Monday, 4 August 2014

How to raise wages: cut corporation tax

Adam Smith Institute


By: Tim Worstall
Date: 4 August 2014


How to raise wages: cut corporation tax

We’d all like to see wages rise: that is the point of this economy thing, after all, that the average life of the average bloke just keeps getting better and better. So, how might we go about doing this lovely thing? Well, some interesting research from the US as to the effects of eliminating (or, if not, at least lowering) the corporation tax rate:

We adopt a dynamic stochastic occupational choice model with heterogeneous agents and evaluate the impact of a potential reduction in the corporate income tax on employment. We show that a reduction in corporate income tax leads to moderate job creation. In the extreme case, the elimination of the corporate income tax would reduce the non-employed population by 5.4 percent. In the model, a reduction in the corporate income tax creates jobs through two channels, one from new entry firms and one from existing firms changing their form of legal organization. In particular, the latter accounts for 85.7 percent of the new jobs created.

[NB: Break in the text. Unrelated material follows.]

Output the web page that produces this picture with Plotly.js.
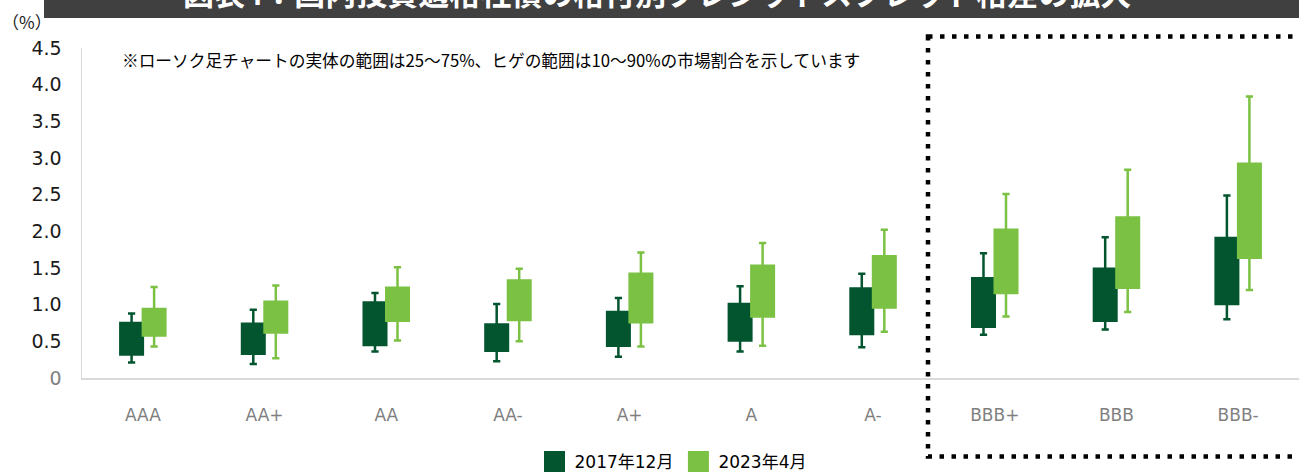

This is not, we should note, about patent boxes, about freeing foreign income from UK taxation or any of that sort of stuff. This is the effect simply of lowering the rate upon profits made inside the UK. Jobs created would go up and, given that the closer we get to full employment the higher wages rise, wages will indeed then go up.

This finding is simply the mirror image of the standard point that capital and corporate taxes have higher dead-weight costs than most other forms of taxation. Any tax means that some economic activity doesn’t take place but different taxes destroy, for the same revenue raised, different amounts of economic activity. We would therefore, for whatever amount of revenue we want to raise, prefer to destroy the least amount of economic activity. Which means lowering corporation tax, as above, even if that means higher taxes on consumption or property to still collect the same revenue.